EXERCISE GOAL:
Give again, exactly as written, the lines of the records below from the line with "Recreate this image" to the line with "import * as". Both end lines count; pictures do not.

RECORDS SHOWN:
========================================

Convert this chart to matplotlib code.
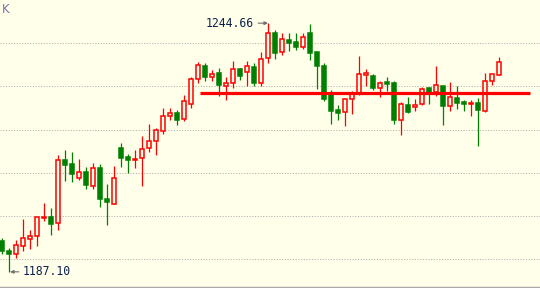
import matplotlib
matplotlib.use("Agg")
import matplotlib.pyplot as plt
import numpy as np

opens = [1194.17, 1191.92, 1191.30, 1193.15, 1194.77, 1195.51, 1199.49, 1199.72, 1198.29, 1212.99,
         1212.01, 1208.87, 1210.16, 1207.04, 1211.09, 1203.96, 1202.87, 1215.72, 1213.68, 1213.06,
         1213.38, 1215.69, 1217.31, 1219.77, 1223.10, 1223.80, 1222.41, 1225.88, 1231.67, 1234.68,
         1232.27, 1233.13, 1230.19, 1230.74, 1234.05, 1233.29, 1234.44, 1230.74, 1236.55, 1242.38,
         1237.92, 1240.69, 1240.23, 1239.21, 1242.45, 1237.99, 1234.75, 1228.03, 1224.49, 1224.03,
         1227.04, 1228.19, 1232.73, 1232.43, 1229.58, 1230.97, 1230.81, 1222.18, 1225.65, 1225.19,
         1225.88, 1229.58, 1228.73, 1230.07, 1225.42, 1227.27, 1226.34, 1225.88, 1226.11, 1224.26,
         1231.20, 1232.59]
highs = [1194.93, 1192.69, 1194.47, 1199.26, 1196.78, 1199.80, 1203.03, 1201.88, 1214.14, 1215.23,
         1214.79, 1213.17, 1211.30, 1212.29, 1212.06, 1207.38, 1211.55, 1216.92, 1214.38, 1215.30,
         1218.54, 1221.32, 1220.32, 1225.02, 1225.02, 1224.56, 1228.03, 1232.20, 1235.67, 1235.44,
         1233.75, 1234.35, 1232.20, 1235.90, 1234.35, 1235.83, 1235.37, 1238.06, 1244.66, 1243.08,
         1242.31, 1242.31, 1242.38, 1242.31, 1244.47, 1237.99, 1235.44, 1229.12, 1225.72, 1227.10,
         1228.96, 1236.99, 1233.98, 1232.82, 1231.34, 1232.20, 1231.27, 1226.48, 1227.57, 1227.11,
         1229.95, 1229.95, 1234.75, 1230.19, 1231.04, 1230.12, 1226.81, 1226.81, 1227.27, 1233.06,
         1232.96, 1236.76]
lows = [1191.23, 1187.10, 1190.30, 1191.92, 1192.45, 1193.15, 1198.94, 1195.63, 1196.90, 1208.13,
        1207.89, 1208.43, 1206.34, 1206.16, 1202.11, 1197.94, 1202.70, 1211.44, 1209.98, 1211.06,
        1206.97, 1214.84, 1214.21, 1219.07, 1222.18, 1221.16, 1222.08, 1225.09, 1230.88, 1231.20,
        1231.20, 1227.80, 1226.88, 1229.65, 1231.50, 1230.05, 1230.05, 1230.19, 1235.37, 1236.30,
        1237.36, 1238.15, 1238.52, 1238.68, 1236.13, 1229.49, 1226.64, 1221.39, 1222.18, 1220.93,
        1223.70, 1228.03, 1230.19, 1229.19, 1227.64, 1228.96, 1221.39, 1218.70, 1223.90, 1224.26,
        1225.79, 1225.88, 1227.87, 1221.16, 1224.40, 1224.72, 1224.40, 1223.24, 1216.30, 1224.03,
        1230.28, 1232.59]
closes = [1191.92, 1191.30, 1193.24, 1194.86, 1195.32, 1199.72, 1199.81, 1198.24, 1212.92, 1211.90,
          1209.79, 1210.14, 1207.25, 1211.06, 1204.03, 1203.33, 1208.75, 1213.52, 1213.06, 1213.22,
          1215.46, 1217.38, 1219.86, 1223.10, 1223.80, 1222.31, 1226.57, 1231.67, 1234.91, 1232.27,
          1232.82, 1230.42, 1230.74, 1233.98, 1232.50, 1234.68, 1230.74, 1236.30, 1242.31, 1237.82,
          1241.00, 1240.14, 1239.21, 1241.39, 1237.82, 1234.81, 1227.18, 1224.40, 1223.94, 1227.04,
          1228.26, 1232.82, 1233.06, 1229.58, 1230.88, 1230.65, 1222.18, 1225.88, 1224.03, 1225.79,
          1229.49, 1228.19, 1230.28, 1225.56, 1227.50, 1226.25, 1225.88, 1226.11, 1224.49, 1231.20,
          1232.96, 1235.60]
grid_levels = [1190, 1200, 1210, 1220, 1230, 1240]
support_level = 1228.56
max_label = "1244.66"
min_label = "1187.10"
max_idx, min_idx = 38, 1

BG = "#FFFFEA"
RED = "#FF0000"
GREEN = "#008000"

fig = plt.figure(figsize=(5.4, 2.88), dpi=100, facecolor=BG)
ax = fig.add_axes([0, 0, 1, 1], facecolor=BG)
ax.set_xlim(-0.33, 76.81)
ax.set_ylim(1183.36, 1250.02)
for s in ax.spines.values():
    s.set_visible(False)
ax.set_xticks([])
ax.set_yticks([])

for g in grid_levels:
    ax.axhline(g, color="#b0b0b0", lw=0.75, ls=(0, (1, 1.6)), zorder=1)
ax.axhline(1183.55, color="#a8a8a8", lw=1.0, zorder=1)

x = np.arange(len(opens))
o = np.array(opens); c = np.array(closes); h = np.array(highs); l = np.array(lows)
up = c >= o
w = 0.62
for i in x:
    col = RED if up[i] else GREEN
    ax.vlines(i, l[i], h[i], color=col, lw=0.9, zorder=2)
    bot = min(o[i], c[i]); ht = max(abs(c[i] - o[i]), 0.12)
    if up[i]:
        ax.bar(i, ht, bottom=bot, width=w, facecolor=BG, edgecolor=col, lw=1.1, zorder=3)
    else:
        ax.bar(i, ht, bottom=bot, width=w, facecolor=col, edgecolor=col, lw=1.1, zorder=3)

ax.plot([28.25, 75.45], [support_level, support_level], color=RED, lw=2.3,
        solid_capstyle="butt", zorder=4)

ax.annotate(max_label, xy=(max_idx - 0.05, highs[max_idx]), xytext=(-14, 0),
            textcoords="offset pixels", ha="right", va="center",
            fontsize=8.3, family="DejaVu Sans Mono", color="#0c2050",
            arrowprops=dict(arrowstyle="-|>", color="#707070", lw=0.8,
                            shrinkA=1, shrinkB=0, mutation_scale=5))
ax.annotate(min_label, xy=(min_idx + 0.1, lows[min_idx]), xytext=(13, 0),
            textcoords="offset pixels", ha="left", va="center",
            fontsize=8.3, family="DejaVu Sans Mono", color="#0c2050",
            arrowprops=dict(arrowstyle="-|>", color="#707070", lw=0.8,
                            shrinkA=1, shrinkB=0, mutation_scale=5))

fig.text(1.5 / 540, 1 - 9.5 / 288, "K", fontsize=8.5, color="#8070a8",
         ha="left", va="center")

fig.savefig("out.png", dpi=100, facecolor=BG)
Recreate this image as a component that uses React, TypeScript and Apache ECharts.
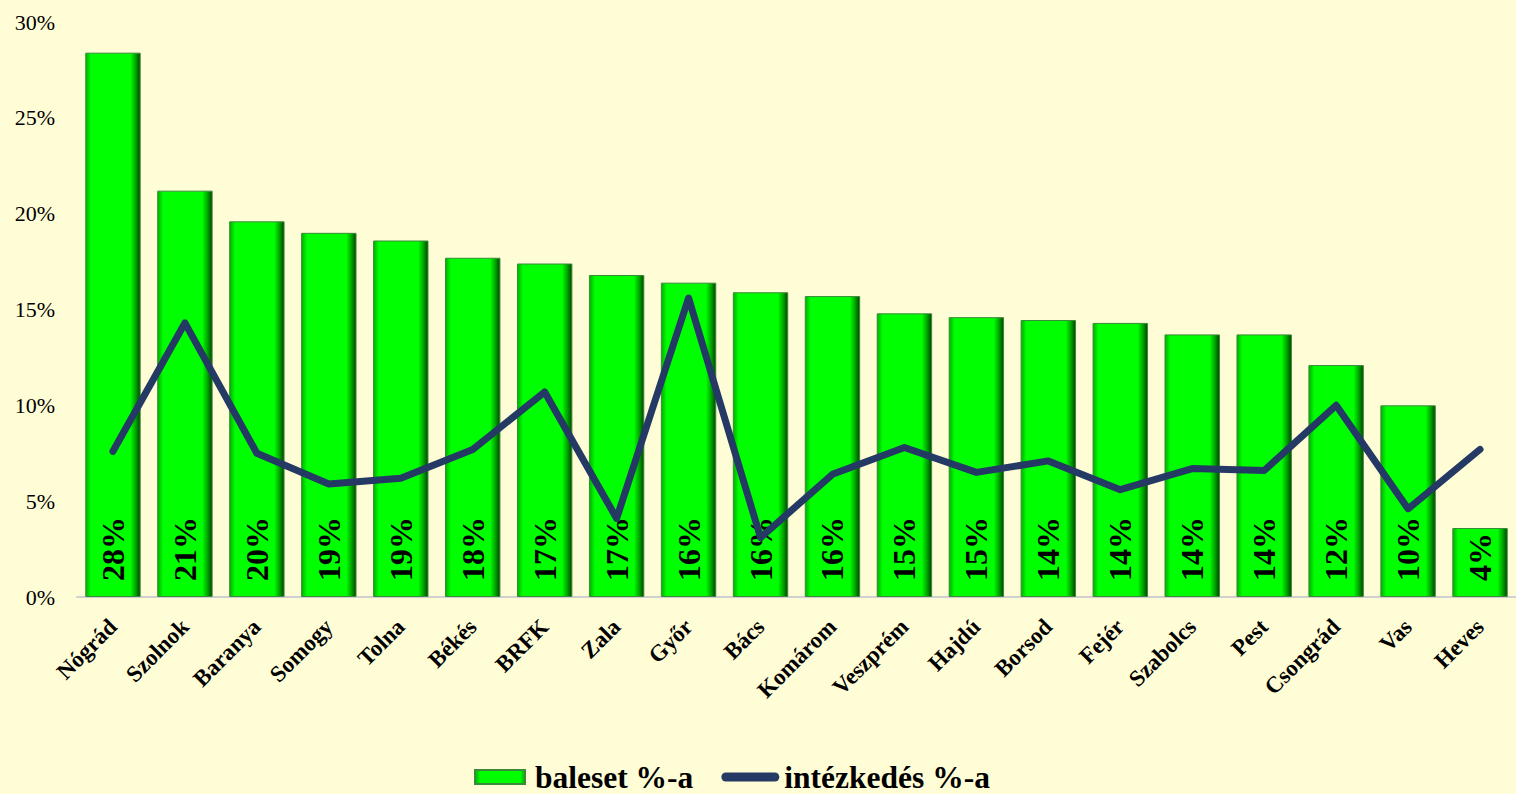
import React, { useEffect, useRef } from "react";
import * as echarts from "echarts";

const categories = ["Nógrád", "Szolnok", "Baranya", "Somogy", "Tolna", "Békés", "BRFK", "Zala", "Győr", "Bács", "Komárom", "Veszprém", "Hajdú", "Borsod", "Fejér", "Szabolcs", "Pest", "Csongrád", "Vas", "Heves"];
const baleset = [28.4, 21.2, 19.6, 19.0, 18.6, 17.7, 17.4, 16.8, 16.4, 15.9, 15.7, 14.8, 14.6, 14.45, 14.3, 13.7, 13.7, 12.1, 10.0, 3.6];
const intezkedes = [7.6, 14.3, 7.5, 5.9, 6.2, 7.7, 10.7, 4.1, 15.6, 3.1, 6.4, 7.8, 6.5, 7.1, 5.6, 6.7, 6.6, 10.0, 4.6, 7.7];
const yTicks = [0, 5, 10, 15, 20, 25, 30];

const serif = "Liberation Serif";

export default function App() {
  const ref = useRef<HTMLDivElement>(null);
  useEffect(() => {
    if (!ref.current) return;
    const chart = echarts.init(ref.current, null, { renderer: "svg" });
    const barGradient = new echarts.graphic.LinearGradient(0, 0, 1, 0, [
      { offset: 0, color: "#00b000" },
      { offset: 0.1, color: "#00ff00" },
      { offset: 0.82, color: "#00ff00" },
      { offset: 0.92, color: "#00a000" },
      { offset: 1, color: "#004400" },
    ]);
    chart.setOption({
      animation: false,
      backgroundColor: "#fffdd6",
      grid: { left: 77, right: -9, top: 22, bottom: 197 },
      legend: {
        top: 756,
        left: 466,
        itemWidth: 58,
        itemHeight: 14,
        itemGap: 28,
        textStyle: { fontFamily: serif, fontWeight: "bold", fontSize: 31.5, color: "#000" },
        data: [
          { name: "baleset %-a", icon: "path://M0,0 M3,0 H53 V14 H3 Z M58,14" },
          {
            name: "intézkedés %-a",
            icon: "path://M0,0 M4.5,2.5 H53.5 A4.5,4.5 0 0 1 53.5,11.5 H4.5 A4.5,4.5 0 0 1 4.5,2.5 Z M58,14",
          },
        ],
      },
      xAxis: {
        type: "category",
        data: categories,
        axisLine: { lineStyle: { color: "#d0d0d0", width: 2 } },
        axisTick: { show: false },
        axisLabel: {
          rotate: 45,
          interval: 0,
          margin: 26,
          fontFamily: serif,
          fontWeight: "bold",
          fontSize: 23,
          color: "#000",
        },
      },
      yAxis: {
        type: "value",
        min: yTicks[0],
        max: yTicks[yTicks.length - 1],
        interval: 5,
        splitLine: { show: false },
        axisLine: { show: false },
        axisTick: { show: false },
        axisLabel: {
          formatter: (v: number) => v + "%",
          margin: 22,
          fontFamily: serif,
          fontSize: 22,
          color: "#000",
        },
      },
      series: [
        {
          name: "baleset %-a",
          type: "bar",
          data: baleset,
          barCategoryGap: "23%",
          itemStyle: { color: barGradient, borderColor: "#3a8a3a", borderWidth: 1 },
          label: {
            show: true,
            position: "insideBottom",
            rotate: 90,
            align: "left",
            verticalAlign: "middle",
            distance: 16,
            formatter: (p: any) => Math.round(p.value) + "%",
            fontFamily: serif,
            fontWeight: "bold",
            fontSize: 32,
            color: "#000",
          },
        },
        {
          name: "intézkedés %-a",
          type: "line",
          data: intezkedes,
          symbol: "none",
          lineStyle: { color: "#243a64", width: 7, cap: "round", join: "round" },
          itemStyle: { color: "#243a64" },
          z: 5,
        },
      ],
    });
    return () => chart.dispose();
  }, []);
  return <div ref={ref} style={{ position: "fixed", left: 0, top: 0, width: 1516, height: 794 }} />;
}
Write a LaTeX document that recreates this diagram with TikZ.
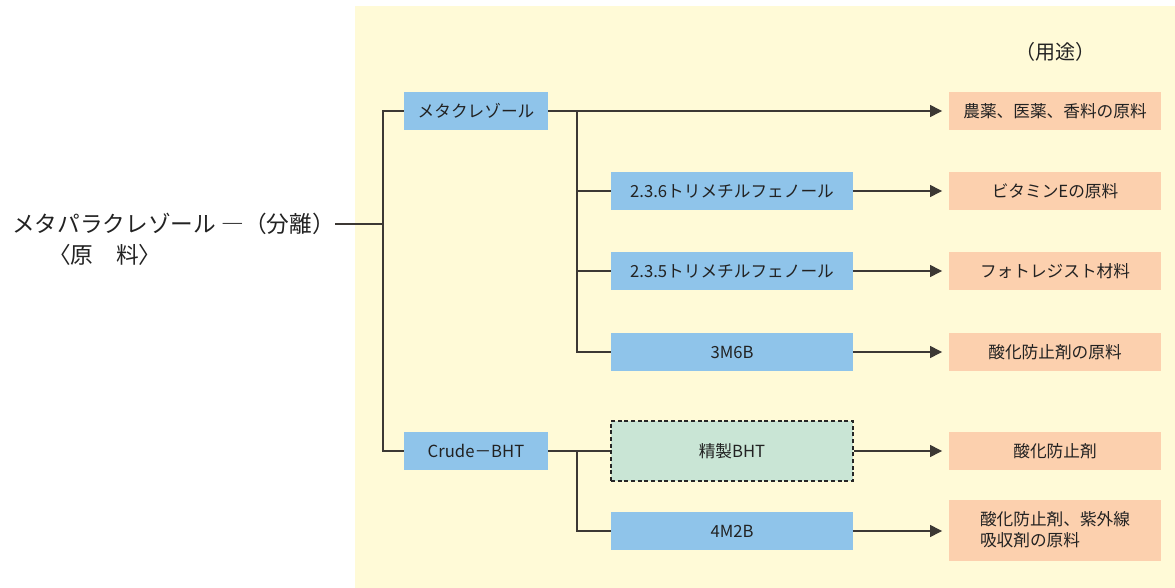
\documentclass[tikz,border=0pt]{standalone}
\usepackage{fontspec}
\setmainfont{Noto Sans CJK JP}
\usepackage{tikz}
\usetikzlibrary{arrows.meta}

\definecolor{bgyellow}{RGB}{255,250,215}
\definecolor{boxblue}{RGB}{143,196,234}
\definecolor{boxpeach}{RGB}{252,208,174}
\definecolor{boxgreen}{RGB}{201,229,213}
\definecolor{linegray}{RGB}{60,56,52}
\definecolor{textgray}{RGB}{34,34,34}

\begin{document}
\begin{tikzpicture}[x=0.75pt,y=0.75pt,yscale=-1,xscale=1,
  boxtext/.style={text=textgray,inner sep=0pt,font=\fontsize{12.5pt}{16pt}\selectfont},
  bluebox/.style={boxtext,fill=boxblue,minimum height=28.5pt},
  usebox/.style={boxtext,fill=boxpeach,minimum width=159pt,minimum height=28.5pt},
  bhtbox/.style={boxtext,fill=boxgreen,draw=black!85,line width=1pt,dash pattern=on 3pt off 2pt,minimum width=181.5pt,minimum height=45pt},
  link/.style={draw=linegray,line width=0.9pt},
  arr/.style={link,-{Triangle[length=9pt,width=9pt]},shorten >=5pt}]

\useasboundingbox (0,0) rectangle (1175,588);
\fill[bgyellow] (355,6) rectangle (1175,588);

\node[text=textgray,inner sep=0pt,anchor=east,font=\fontsize{17pt}{21pt}\selectfont] (src) at (335,224) {メタパラクレゾール\ ―（分離）};
\node[text=textgray,inner sep=0pt,anchor=west,font=\fontsize{17pt}{21pt}\selectfont] (raw) at (48,255) {〈原\hspace{1em}料〉};
\node[text=textgray,inner sep=0pt,font=\fontsize{15pt}{19pt}\selectfont] (title) at (1055,52) {（用途）};

\node[bluebox,minimum width=108pt] (mc) at (476,111) {メタクレゾール};
\node[bluebox,minimum width=108pt] (crude) at (476,451) {Crude－BHT};
\node[bluebox,minimum width=181.5pt] (tm6) at (732,191) {2.3.6トリメチルフェノール};
\node[bluebox,minimum width=181.5pt] (tm5) at (732,271) {2.3.5トリメチルフェノール};
\node[bluebox,minimum width=181.5pt] (mb6) at (732,352) {3M6B};
\node[bhtbox] (bht) at (732,451) {精製BHT};
\node[bluebox,minimum width=181.5pt] (mb2) at (732,531) {4M2B};

\node[usebox] (u1) at (1055,111) {農薬、医薬、香料の原料};
\node[usebox] (u2) at (1055,191) {ビタミンEの原料};
\node[usebox] (u3) at (1055,271) {フォトレジスト材料};
\node[usebox] (u4) at (1055,352) {酸化防止剤の原料};
\node[usebox] (u5) at (1055,451) {酸化防止剤};
\node[usebox,minimum height=45.75pt,align=left] (u6) at (1055,530) {酸化防止剤、紫外線\\吸収剤の原料};

\coordinate (j0) at (383,224);
\coordinate (ja) at (577,111);
\coordinate (jb) at (577,451);

\draw[link] (src.east) -- (j0);
\draw[link] (mc.west) -| (j0) |- (crude.west);
\draw[link] (ja) |- (mb6.west);
\draw[link] (tm6.west) -- (tm6.west -| ja);
\draw[link] (tm5.west) -- (tm5.west -| ja);
\draw[link] (crude.east) -- (bht.west);
\draw[link] (jb) |- (mb2.west);

\draw[arr] (mc.east) -- (u1.west);
\draw[arr] (tm6.east) -- (u2.west);
\draw[arr] (tm5.east) -- (u3.west);
\draw[arr] (mb6.east) -- (u4.west);
\draw[arr] (bht.east) -- (u5.west);
\draw[arr] (mb2.east) -- (u6.west |- mb2.east);

\end{tikzpicture}
\end{document}
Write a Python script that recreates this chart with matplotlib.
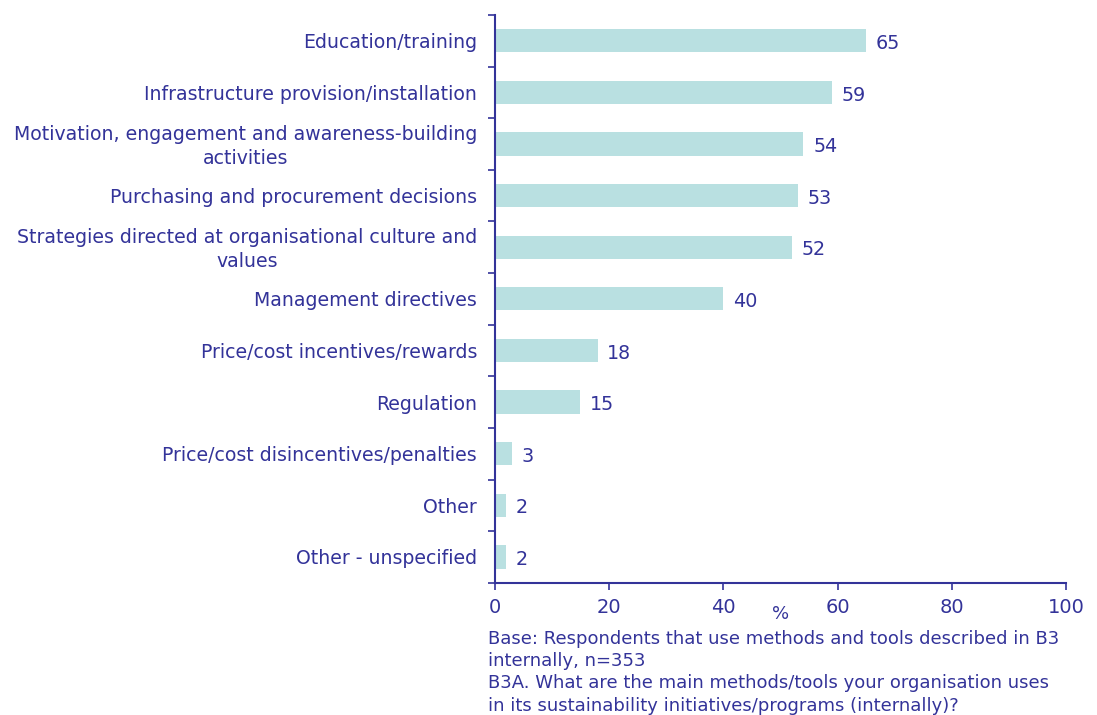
import matplotlib.pyplot as plt
import numpy as np

# survey answers, top to bottom
categories = [
    "Education/training",
    "Infrastructure provision/installation",
    "Motivation, engagement and awareness-building\nactivities",
    "Purchasing and procurement decisions",
    "Strategies directed at organisational culture and\nvalues",
    "Management directives",
    "Price/cost incentives/rewards",
    "Regulation",
    "Price/cost disincentives/penalties",
    "Other",
    "Other - unspecified",
]
values = [65, 59, 54, 53, 52, 40, 18, 15, 3, 2, 2]
x_ticks = [0, 20, 40, 60, 80, 100]

navy = "#333399"
bar_color = "#b9e0e1"

plt.rcParams["font.family"] = ["DejaVu Sans"]

fig = plt.figure(figsize=(10.97, 7.15), dpi=100)
ax = fig.add_axes([0.451, 0.185, 0.521, 0.794])

y = np.arange(len(categories))
ax.barh(y, values, height=0.45, color=bar_color)

for yi, v in zip(y, values):
    ax.text(v + 1.7, yi + 0.05, str(v), va="center", ha="left", fontsize=13.8, color=navy)

# category names, right-aligned left of the axis
trans = ax.get_yaxis_transform()
for yi, name in zip(y, categories):
    ax.text(-0.031, yi + 0.04, name, transform=trans, ha="right", va="center",
            multialignment="center", fontsize=13.6, color=navy, linespacing=1.32)

ax.set_xlim(0, 100)
ax.set_ylim(len(categories) - 0.5, -0.5)
ax.set_xticks(x_ticks)
ax.set_xticklabels([str(t) for t in x_ticks], fontsize=14, color=navy)

# tick marks on the category boundaries
ax.set_yticks(np.arange(len(categories) + 1) - 0.5)
ax.set_yticklabels([])
ax.tick_params(axis="y", length=5, width=1.2, color=navy)
ax.tick_params(axis="x", length=5, width=1.2, color=navy, pad=6)

for side in ["top", "right"]:
    ax.spines[side].set_visible(False)
for side in ["left", "bottom"]:
    ax.spines[side].set_color(navy)
    ax.spines[side].set_linewidth(1.5)

ax.set_xlabel("%", fontsize=13, color=navy, labelpad=-9)

note = ("Base: Respondents that use methods and tools described in B3\n"
        "internally, n=353\n"
        "B3A. What are the main methods/tools your organisation uses\n"
        "in its sustainability initiatives/programs (internally)?")
fig.text(488 / 1097, 1 - 630 / 715, note, fontsize=13, color=navy,
         va="top", ha="left", linespacing=1.3)

fig.savefig("out.png", dpi=100)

========================================

EXERCISE ANSWER:
Recreate this image as a component that uses React, TypeScript and Apache ECharts.
import React, { useEffect, useRef } from "react";
import * as echarts from "echarts";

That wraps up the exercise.